According to new research from digital and data experts TWC, about half of consumers (49 per cent) want to make sustainable choices but are not willing to pay more for this benefit, states a report released today (12), mentioning that the majority expect businesses to be focussed on sustainability and their environmental impact.
Consumers had mixed views on the environmental impact of shopping at convenience stores, with 35 per cent agreeing that it is better for the environment, 20 per cent disagreeing and the remaining 45 per cent unsure. However most agreed that convenience stores could do more to demonstrate their sustainability or environmental credentials.
Sustainability is increasingly an expectation, with 57 per cent of consumers agreeing that they “expect all companies to be focussed on sustainability and their environmental impact”. Over half of consumers agreed that “food retailers who don’t take environmental issues seriously are likely to lose out in the future”.

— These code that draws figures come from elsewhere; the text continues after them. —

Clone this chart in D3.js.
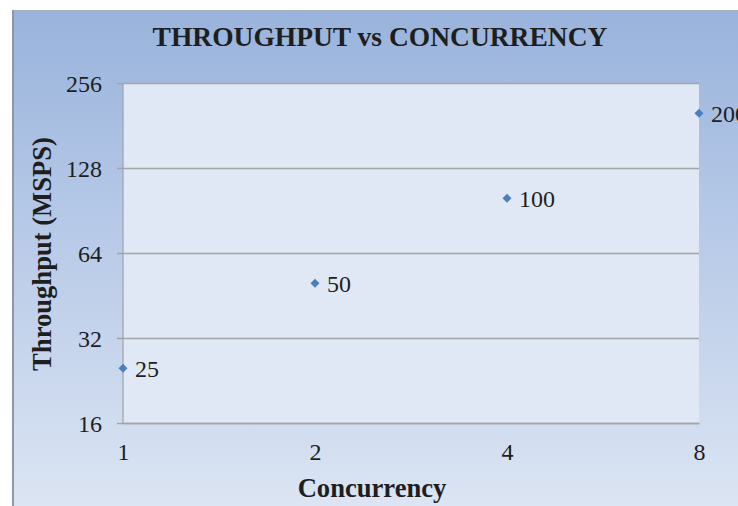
<!DOCTYPE html>
<html>
<head>
<meta charset="utf-8">
<script src="https://cdn.jsdelivr.net/npm/d3@7"></script>
<style>
html,body{margin:0;padding:0;background:#fff;}
svg{display:block;}
text{font-family:"Liberation Serif","Times New Roman",serif;fill:#1e1e1e;}
</style>
</head>
<body>
<svg id="chart" width="738" height="506"></svg>
<script>
const concurrency = [1, 2, 4, 8];
const throughput = [25, 50, 100, 200];
const pointLabels = ["25", "50", "100", "200"];
const xTicks = [1, 2, 4, 8];
const yTicks = [16, 32, 64, 128, 256];
const chartTitle = "THROUGHPUT vs CONCURRENCY";
const xTitle = "Concurrency";
const yTitle = "Throughput (MSPS)";

const svg = d3.select("#chart");
const defs = svg.append("defs");
const grad = defs.append("linearGradient").attr("id","bg").attr("x1",0).attr("y1",0).attr("x2",0).attr("y2",1);
grad.append("stop").attr("offset","0%").attr("stop-color","#99b3dc");
grad.append("stop").attr("offset","45%").attr("stop-color","#b9cbe8");
grad.append("stop").attr("offset","100%").attr("stop-color","#dee7f4");

// outer chart area
svg.append("rect").attr("x",12).attr("y",10).attr("width",760).attr("height",520).attr("fill","url(#bg)");
svg.append("line").attr("x1",12).attr("x2",760).attr("y1",10.5).attr("y2",10.5).attr("stroke","#a9b0bb").attr("stroke-width",1);
svg.append("line").attr("x1",13).attr("x2",13).attr("y1",10).attr("y2",506).attr("stroke","#8e97a6").attr("stroke-width",2);

const L = 123, R = 699, T = 83, B = 423;
const x = d3.scaleLog().base(2).domain([1, 8]).range([L, R]);
const y = d3.scaleLog().base(2).domain([16, 256]).range([B, T]);

// plot area
svg.append("rect").attr("x",L).attr("y",T).attr("width",R-L).attr("height",B-T).attr("fill","#e1e8f5");

// gridlines + y axis
const yAxis = d3.axisLeft(y).tickValues(yTicks).tickSize(-(R-L)).tickPadding(0).tickFormat(d3.format("d"));
const gy = svg.append("g").attr("transform",`translate(${L},0)`).call(yAxis);
gy.select(".domain").remove();
gy.selectAll(".tick line").attr("stroke","#a3a5a9").attr("stroke-width",1.3).attr("x1",-6);
gy.selectAll(".tick text").attr("x",-21).attr("dy","0.34em").style("font-size","24px").attr("fill","#1e1e1e")
  .style("font-family",'"Liberation Serif","Times New Roman",serif');

// left axis line
svg.append("line").attr("x1",L).attr("x2",L).attr("y1",T).attr("y2",B).attr("stroke","#a3a5a9").attr("stroke-width",1.3);

// x axis
const xAxis = d3.axisBottom(x).tickValues(xTicks).tickSize(0).tickPadding(0).tickFormat(d3.format("d"));
const gx = svg.append("g").attr("transform",`translate(0,${B})`).call(xAxis);
gx.select(".domain").attr("stroke","#a3a5a9").attr("stroke-width",1.3);
gx.selectAll(".tick text").attr("y",37).attr("dy",0).style("font-size","24px").attr("fill","#1e1e1e")
  .style("font-family",'"Liberation Serif","Times New Roman",serif');

// points
const data = concurrency.map((c,i)=>({c, v: throughput[i], label: pointLabels[i]}));
const sym = d3.symbol().type(d3.symbolSquare).size(40);
svg.append("g").selectAll("path").data(data).join("path")
  .attr("d", sym)
  .attr("transform", d=>`translate(${x(d.c)},${y(d.v)}) rotate(45)`)
  .attr("fill","#4a7ebf");

svg.append("g").selectAll("text").data(data).join("text")
  .attr("x", d=>x(d.c)+12)
  .attr("y", d=>y(d.v))
  .attr("dy","0.35em")
  .style("font-size","24px")
  .text(d=>d.label);

// titles
svg.append("text").attr("x",380).attr("y",46).attr("text-anchor","middle")
  .style("font-size","27.5px").style("font-weight","bold").text(chartTitle);
svg.append("text").attr("x",372).attr("y",497).attr("text-anchor","middle")
  .style("font-size","26.6px").style("font-weight","bold").text(xTitle);
svg.append("text").attr("transform","translate(51,254) rotate(-90)").attr("text-anchor","middle")
  .style("font-size","26.6px").style("font-weight","bold").text(yTitle);
</script>
</body>
</html>
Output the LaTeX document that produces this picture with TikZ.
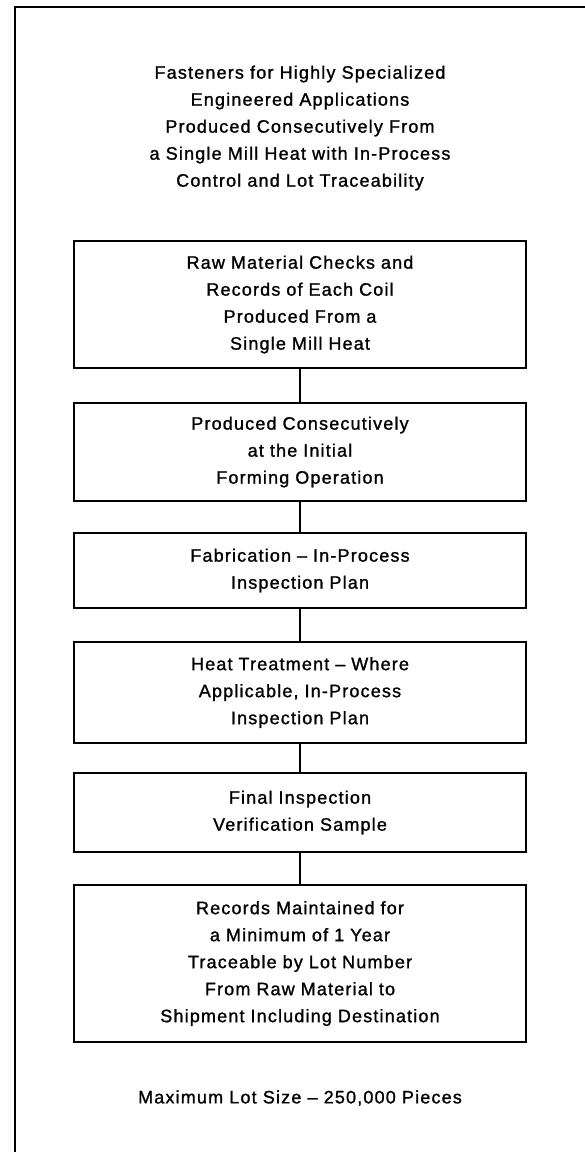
\documentclass[tikz,border=0pt]{standalone}
\usepackage{fontspec}
\setmainfont{Liberation Sans}[LetterSpace=6.5,FakeBold=1.2]
\usetikzlibrary{positioning}

\begin{document}
\begin{tikzpicture}[x=1pt,y=-1pt,
  every node/.style = {align=center,
    font=\fontsize{18}{27}\selectfont},
  stage/.style = {draw, line width=1.6pt, inner sep=0pt,
    text width=440pt, minimum width=452pt},
  link/.style = {draw, line width=1.6pt}
  ]
  \useasboundingbox (0,0) rectangle (585,1152);
  % page frame, cut at right and bottom
  \draw[line width=1.8pt] (585,7) -- (15,7) -- (15,1152);
  \node (title) at (300,128) {Fasteners for Highly Specialized\\
    Engineered Applications\\
    Produced Consecutively From\\
    a Single Mill Heat with In-Process\\
    Control and Lot Traceability};
  \node[stage, minimum height=127pt] (raw) at (300,304.5)
    {Raw Material Checks and\\ Records of Each Coil\\
     Produced From a\\ Single Mill Heat};
  \node[stage, minimum height=98pt] (forming) at (300,452)
    {Produced Consecutively\\ at the Initial\\ Forming Operation};
  \node[stage, minimum height=75pt] (fab) at (300,570.5)
    {Fabrication -- In-Process\\ Inspection Plan};
  \node[stage, minimum height=101pt] (heat) at (300,692.5)
    {Heat Treatment -- Where\\ Applicable, In-Process\\ Inspection Plan};
  \node[stage, minimum height=79pt] (final) at (300,812.5)
    {Final Inspection\\ Verification Sample};
  \node[stage, minimum height=157pt] (records) at (300,963.5)
    {Records Maintained for\\ a Minimum of 1 Year\\
     Traceable by Lot Number\\ From Raw Material to\\
     Shipment Including Destination};
  \node (lotsize) at (300,1098) {Maximum Lot Size -- 250,000 Pieces};
  \draw[link] (raw) -- (forming);
  \draw[link] (forming) -- (fab);
  \draw[link] (fab) -- (heat);
  \draw[link] (heat) -- (final);
  \draw[link] (final) -- (records);
\end{tikzpicture}
\end{document}
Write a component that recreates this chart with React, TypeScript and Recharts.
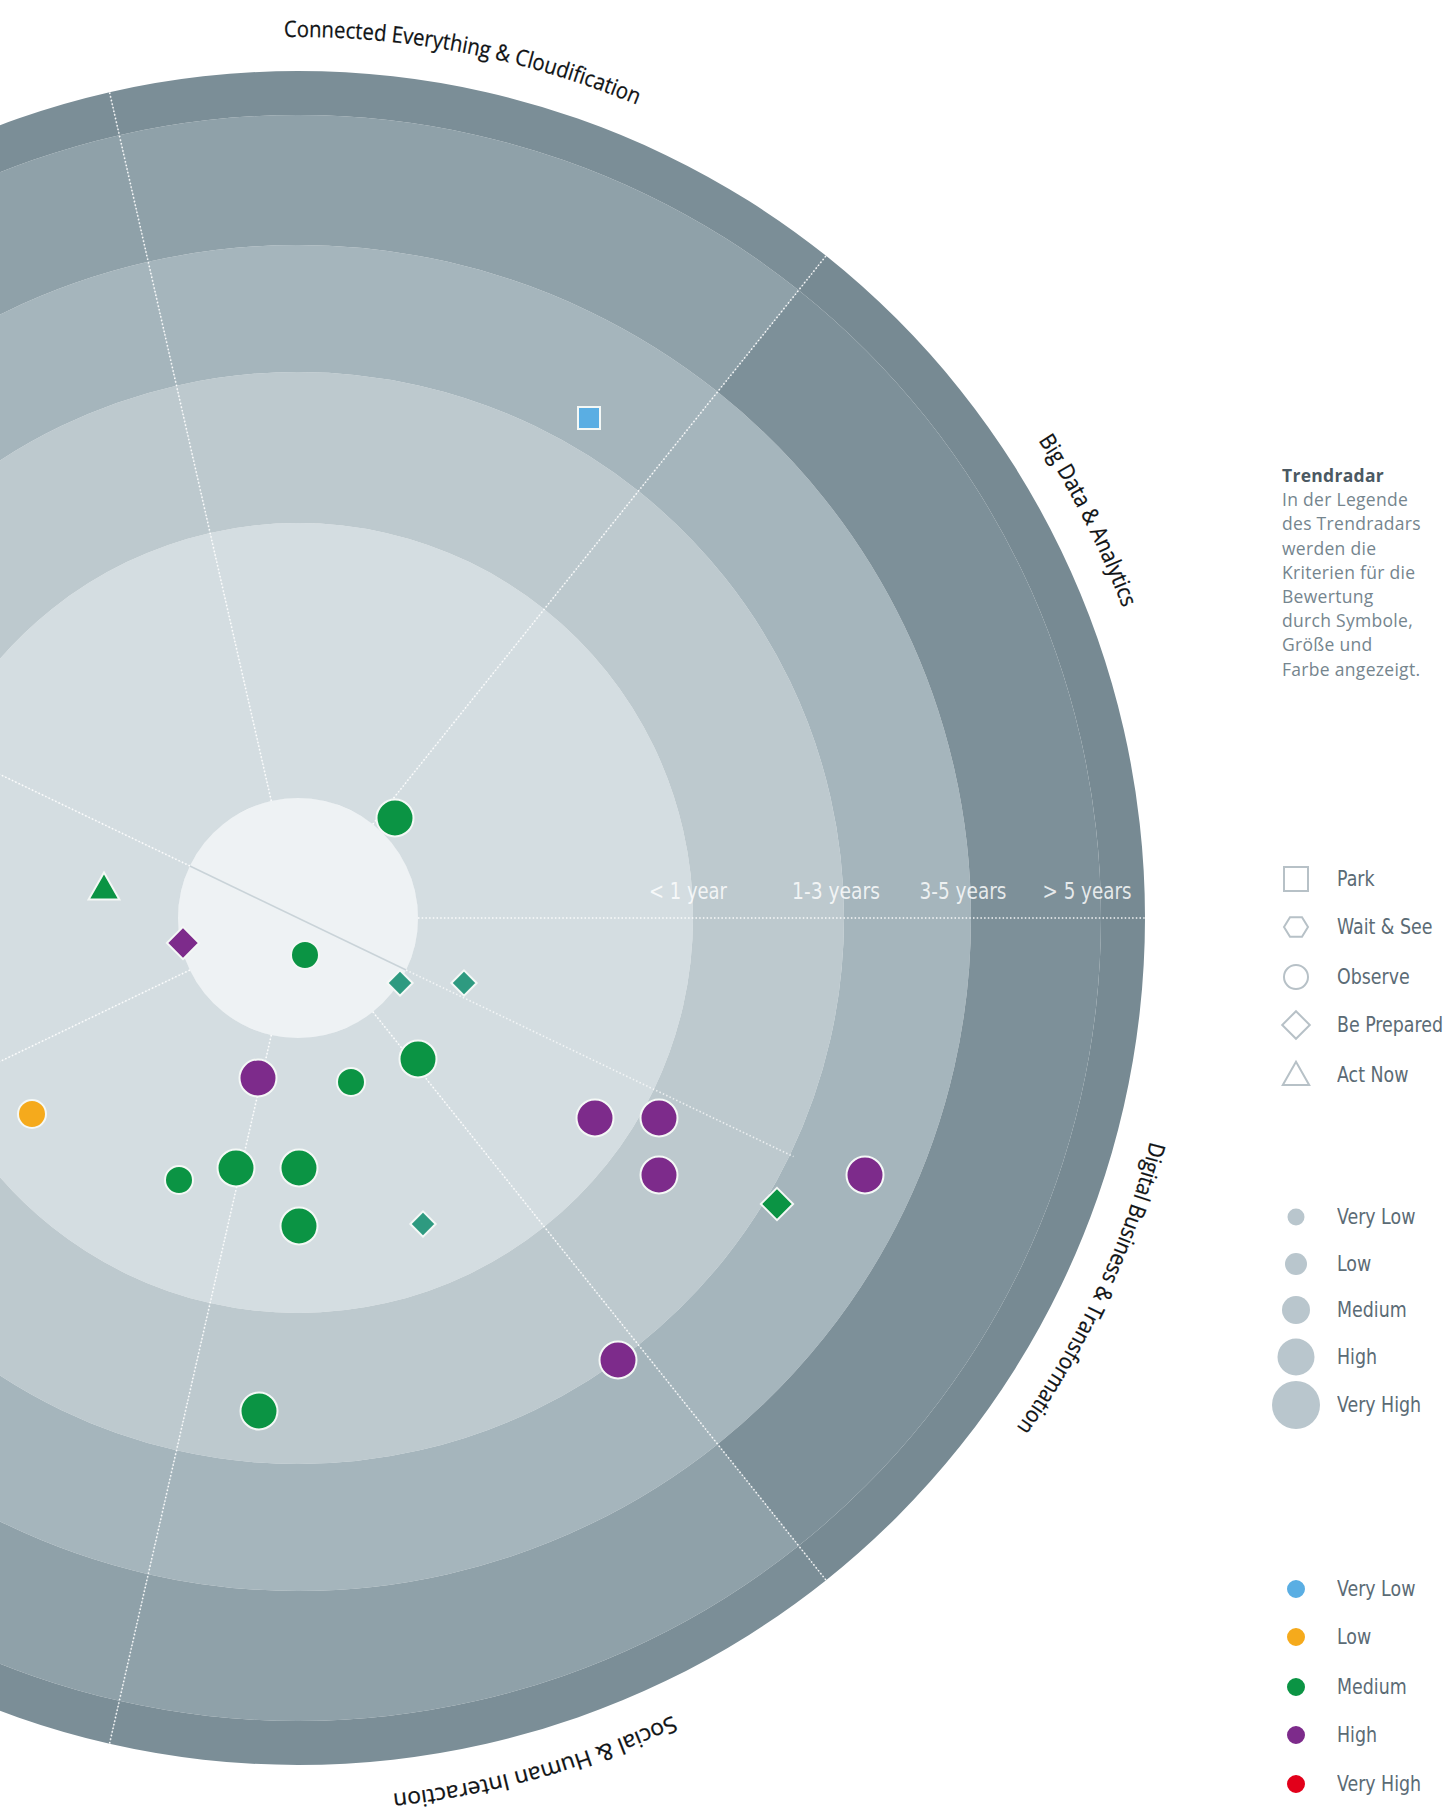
import React from 'react';
import { PieChart, Pie, Cell, ScatterChart, Scatter, XAxis, YAxis, ReferenceLine, ReferenceDot } from 'recharts';

// ---------- data ----------
const sectorNames = [
  'Big Data & Analytics',
  'Connected Everything & Cloudification',
  '',
  '',
  '',
  'Social & Human Interaction',
  'Digital Business & Transformation',
];
const horizonLabels = ['< 1 year', '1-3 years', '3-5 years', '> 5 years'];
const horizonLabelPos = [390, 538, 665, 789];

const shapeLegend = ['Park', 'Wait & See', 'Observe', 'Be Prepared', 'Act Now'];
const shapeKeys = ['square', 'hexagon', 'circle', 'diamond', 'triangle'];
const levelLabels = ['Very Low', 'Low', 'Medium', 'High', 'Very High'];

// trends: position relative to the radar centre (y up), shape = recommendation, size/color = level index
const trendX = [291, 97, -194, -115, 7, 102, 166, 120, 53, -40, -266, 297, 361, 361, 479, 567, -119, -62, 1, 1, 125, 320, -39];
const trendY = [500, 100, 30, -25, -37, -65, -65, -141, -164, -160, -196, -200, -200, -257, -286, -257, -262, -250, -250, -308, -306, -442, -493];
const trendShape = ['square', 'circle', 'triangle', 'diamond', 'circle', 'diamond', 'diamond', 'circle', 'circle', 'circle', 'circle', 'circle', 'circle', 'circle', 'diamond', 'circle', 'circle', 'circle', 'circle', 'circle', 'diamond', 'circle', 'circle'];
const trendSize = [1, 3, 2, 2, 2, 1, 1, 3, 2, 3, 2, 3, 3, 3, 2, 3, 2, 3, 3, 3, 1, 3, 3];
const trendColor = [0, 2, 2, 3, 2, 2, 2, 2, 2, 3, 1, 3, 3, 3, 2, 3, 2, 2, 2, 2, 2, 3, 2];
const trendMuted = [false, false, false, false, false, true, true, false, false, false, false, false, false, false, false, false, false, false, false, false, true, false, false];

// ---------- styles / layout ----------
const W = 1456;
const H = 1810;
const CX = 298;
const CY = 918;
const RAD = Math.PI / 180;
const RING_R = [120, 395, 546, 673, 803, 847];
const INNER_FILL = '#eef2f4';
const BAND_FILL = ['#d4dde1', '#bdc9ce', '#a5b5bc', '#8fa1a9', '#7b8e97'];
const BAND_FILL_RIGHT = ['#d4dde1', '#bdc9ce', '#a5b5bc', '#7d9099', '#778a93'];
const LEVEL_COLORS = ['#5aaee3', '#f5aa1c', '#0b9444', '#7d2b8b', '#e2001a'];
const MUTED_GREEN = '#2e9a80';
const LEVEL_DIAM = [17, 22, 28, 37, 48];
const NARROW = "'Liberation Sans Narrow', 'DejaVu Sans Condensed', 'Roboto', sans-serif";
// per-sector label tweaks (angle shift in degrees, text length in px)
const LABEL_SHIFT = [1, 2, 0, 0, 0, 2.8, 0.7];
const LABEL_LEN = [188, 362, 0, 0, 0, 292, 318];
const HORIZON_LEN = [78, 88, 87, 89];

const sectorData = sectorNames.map((name) => ({ name, value: 1 }));
const trends = trendX.map((x, i) => ({
  x,
  y: trendY[i],
  shape: trendShape[i],
  size: trendSize[i],
  color: trendColor[i],
  muted: trendMuted[i],
}));
const sectorAngles = sectorNames.map((_, i) => (360 / sectorNames.length) * i);

function polar(r: number, deg: number) {
  return { x: r * Math.cos(deg * RAD), y: r * Math.sin(deg * RAD) };
}

function symbolPath(shape: string, cx: number, cy: number, d: number) {
  const h = d / 2;
  if (shape === 'square') return `M${cx - h},${cy - h}H${cx + h}V${cy + h}H${cx - h}Z`;
  if (shape === 'diamond') {
    const k = h * 1.15;
    return `M${cx},${cy - k}L${cx + k},${cy}L${cx},${cy + k}L${cx - k},${cy}Z`;
  }
  if (shape === 'triangle') {
    const k = h * 1.1;
    return `M${cx},${cy - k}L${cx + k},${cy + k * 0.75}L${cx - k},${cy + k * 0.75}Z`;
  }
  if (shape === 'hexagon') {
    const pts = [0, 60, 120, 180, 240, 300].map((a) => `${cx + h * Math.cos(a * RAD)},${cy + h * 0.95 * Math.sin(a * RAD)}`);
    return `M${pts.join('L')}Z`;
  }
  return `M${cx - h},${cy}A${h},${h} 0 1 0 ${cx + h},${cy}A${h},${h} 0 1 0 ${cx - h},${cy}Z`;
}

const TrendShape = (props: any) => {
  const { cx, cy, payload } = props;
  if (cx == null || cy == null) return null;
  const d = LEVEL_DIAM[payload.size];
  const fill = payload.muted ? MUTED_GREEN : LEVEL_COLORS[payload.color];
  return <path d={symbolPath(payload.shape, cx, cy, d)} fill={fill} stroke="#f4f8f6" strokeWidth={2} />;
};

const renderSectorLabel = (props: any) => {
  const { cx, cy, midAngle, outerRadius, index } = props;
  const name = sectorNames[index];
  if (!name) return null;
  const r = outerRadius + 34;
  const mid = midAngle + LABEL_SHIFT[index];
  const a1 = (mid + 20) * RAD;
  const a2 = (mid - 20) * RAD;
  const p1x = cx + r * Math.cos(a1);
  const p1y = cy - r * Math.sin(a1);
  const p2x = cx + r * Math.cos(a2);
  const p2y = cy - r * Math.sin(a2);
  const id = `sector-arc-${index}`;
  return (
    <g key={id}>
      <path id={id} d={`M${p1x},${p1y}A${r},${r} 0 0 1 ${p2x},${p2y}`} fill="none" stroke="none" />
      <text fontSize={22.5} fill="#101315" fontFamily="'Open Sans', 'Noto Sans', sans-serif" stroke="#101315" strokeWidth={0.25}>
        <textPath href={`#${id}`} startOffset="50%" textAnchor="middle" textLength={LABEL_LEN[index]} lengthAdjust="spacingAndGlyphs">
          {name}
        </textPath>
      </text>
    </g>
  );
};

const horizonContent = (i: number) => (props: any) => {
  const vb = props.viewBox || {};
  const x = (vb.x ?? 0) + (vb.width ?? 0) / 2;
  const y = (vb.y ?? 0) + (vb.height ?? 0) / 2;
  return (
    <text
      x={x}
      y={y}
      textAnchor="middle"
      fontSize={23}
      fill="#ffffff"
      fillOpacity={0.82}
      fontFamily={NARROW}
      textLength={HORIZON_LEN[i]}
      lengthAdjust="spacingAndGlyphs"
    >
      {horizonLabels[i]}
    </text>
  );
};

const LegendIcon = ({ shape, d, fill, stroke }: { shape: string; d: number; fill: string; stroke?: string }) => (
  <svg width={52} height={52} style={{ position: 'absolute', left: -26, top: -26, overflow: 'visible' }}>
    <path d={symbolPath(shape, 26, 26, d)} fill={fill} stroke={stroke || 'none'} strokeWidth={stroke ? 2 : 0} />
  </svg>
);

const legendText: React.CSSProperties = {
  position: 'absolute',
  fontFamily: NARROW,
  fontSize: 22,
  color: '#5b6b75',
  whiteSpace: 'nowrap',
  lineHeight: '24px',
  transform: 'scaleX(0.88)',
  transformOrigin: 'left center',
};

const dotted = {
  stroke: '#ffffff',
  strokeOpacity: 0.9,
  strokeWidth: 1.6,
  strokeDasharray: '1.5 2.2',
};

export default function App() {
  const shapeRows = [879, 927, 977, 1025, 1075];
  const sizeRows = [1217, 1264, 1310, 1357, 1405];
  const colorRows = [1589, 1637, 1687, 1735, 1784];
  const introLines = [
    'In der Legende',
    'des Trendradars',
    'werden die',
    'Kriterien für die',
    'Bewertung',
    'durch Symbole,',
    'Größe und',
    'Farbe angezeigt.',
  ];
  return (
    <div style={{ position: 'absolute', left: 0, top: 0, width: W, height: H, overflow: 'hidden', background: '#ffffff' }}>
      <div style={{ position: 'absolute', left: 0, top: 0 }}>
        <PieChart width={W} height={H} margin={{ top: 0, right: 0, bottom: 0, left: 0 }}>
          <Pie data={[{ name: 'core', value: 1 }]} dataKey="value" cx={CX} cy={CY} innerRadius={0} outerRadius={RING_R[0]} stroke="none" isAnimationActive={false}>
            <Cell fill={INNER_FILL} />
          </Pie>
          {BAND_FILL.map((fill, b) => (
            <Pie
              key={`band-${b}`}
              data={sectorData}
              dataKey="value"
              nameKey="name"
              cx={CX}
              cy={CY}
              startAngle={0}
              endAngle={360}
              innerRadius={RING_R[b]}
              outerRadius={RING_R[b + 1]}
              stroke="none"
              isAnimationActive={false}
              label={b === BAND_FILL.length - 1 ? renderSectorLabel : false}
              labelLine={false}
            >
              {sectorData.map((_, s) => (
                <Cell key={s} fill={s === 0 || s === 6 ? BAND_FILL_RIGHT[b] : fill} />
              ))}
            </Pie>
          ))}
        </PieChart>
      </div>
      <div style={{ position: 'absolute', left: 0, top: 0 }}>
        <ScatterChart width={W} height={H} margin={{ top: 0, right: 0, bottom: 0, left: 0 }}>
          <XAxis type="number" dataKey="x" domain={[-CX, W - CX]} hide allowDataOverflow />
          <YAxis type="number" dataKey="y" domain={[CY - H, CY]} hide allowDataOverflow />
          {sectorAngles.map((a) => (
            <ReferenceLine key={`div-${a}`} segment={[polar(RING_R[0], a), polar(RING_R[5], a)]} {...dotted} ifOverflow="visible" />
          ))}
          <ReferenceLine
            segment={[polar(RING_R[0], sectorAngles[3]), polar(RING_R[0], sectorAngles[3] + 180)]}
            stroke="#c9d3d8"
            strokeWidth={1.6}
            ifOverflow="visible"
          />
          <ReferenceLine
            segment={[polar(RING_R[0], sectorAngles[3] + 180), polar(550, sectorAngles[3] + 180)]}
            {...dotted}
            strokeOpacity={0.7}
            ifOverflow="visible"
          />
          {horizonLabels.map((label, i) => (
            <ReferenceDot key={label} x={horizonLabelPos[i]} y={19} r={0} ifOverflow="visible" label={{ value: label, position: 'center', content: horizonContent(i) }} />
          ))}
          <Scatter data={trends} shape={<TrendShape />} isAnimationActive={false} />
        </ScatterChart>
      </div>

      {/* legend */}
      <div style={{ position: 'absolute', left: 1282, top: 463, fontFamily: "'Open Sans', 'Noto Sans', sans-serif", color: '#75858e', fontSize: 17.5, letterSpacing: 0.3, lineHeight: '24.2px' }}>
        <div style={{ fontWeight: 700, color: '#4b5962', fontSize: 17.5 }}>Trendradar</div>
        {introLines.map((l) => (
          <div key={l}>{l}</div>
        ))}
      </div>
      {shapeLegend.map((label, i) => (
        <div key={label} style={{ position: 'absolute', left: 1296, top: shapeRows[i] }}>
          <LegendIcon shape={shapeKeys[i]} d={24} fill="none" stroke="#b7c1c7" />
          <div style={{ ...legendText, left: 41, top: -12 }}>{label}</div>
        </div>
      ))}
      {levelLabels.map((label, i) => (
        <div key={`size-${label}`} style={{ position: 'absolute', left: 1296, top: sizeRows[i] }}>
          <LegendIcon shape="circle" d={LEVEL_DIAM[i]} fill="#b9c6cd" />
          <div style={{ ...legendText, left: 41, top: -12 }}>{label}</div>
        </div>
      ))}
      {levelLabels.map((label, i) => (
        <div key={`color-${label}`} style={{ position: 'absolute', left: 1296, top: colorRows[i] }}>
          <LegendIcon shape="circle" d={18} fill={LEVEL_COLORS[i]} />
          <div style={{ ...legendText, left: 41, top: -12 }}>{label}</div>
        </div>
      ))}
    </div>
  );
}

Sustainability is influencing where almost one in three consumers shop for groceries, but this represents a fall from 42 per cent, reported in TWC Trends Autumn 2021 edition, undoubtedly as the hunt for value has overtaken as a priority.
Sarah Coleman, Communications Director at TWC comments, “Sustainability is increasingly an expectation – rather than a point of difference – and consumers are expecting businesses to take the lead. Whilst 30 per cent say that environmental issues influence where they shop for groceries, a far bigger proportion (57 per cent) expect businesses to be focused on their impact.
“The bottom line is that only half of consumers are willing to pay more for sustainability benefits and this is likely to be further squeezed with the cost-of-living crisis, as value is further prioritised.”
“For convenience stores, we believe there is an opportunity to talk about the benefits of shopping at smaller stores, for example the fact they are commonly visited on foot; little and often purchasing resulting in less food waste; supporting the local economy and in some cases local suppliers. Consumers agree that convenience stores could do more to demonstrate these benefits and so it would be pushing on an open door.”
The TWC Trends Summer Edition 2022 series is based on the views and sentiments of over 1,000 consumers across the UK. The research was conducted 14-18 June 2022.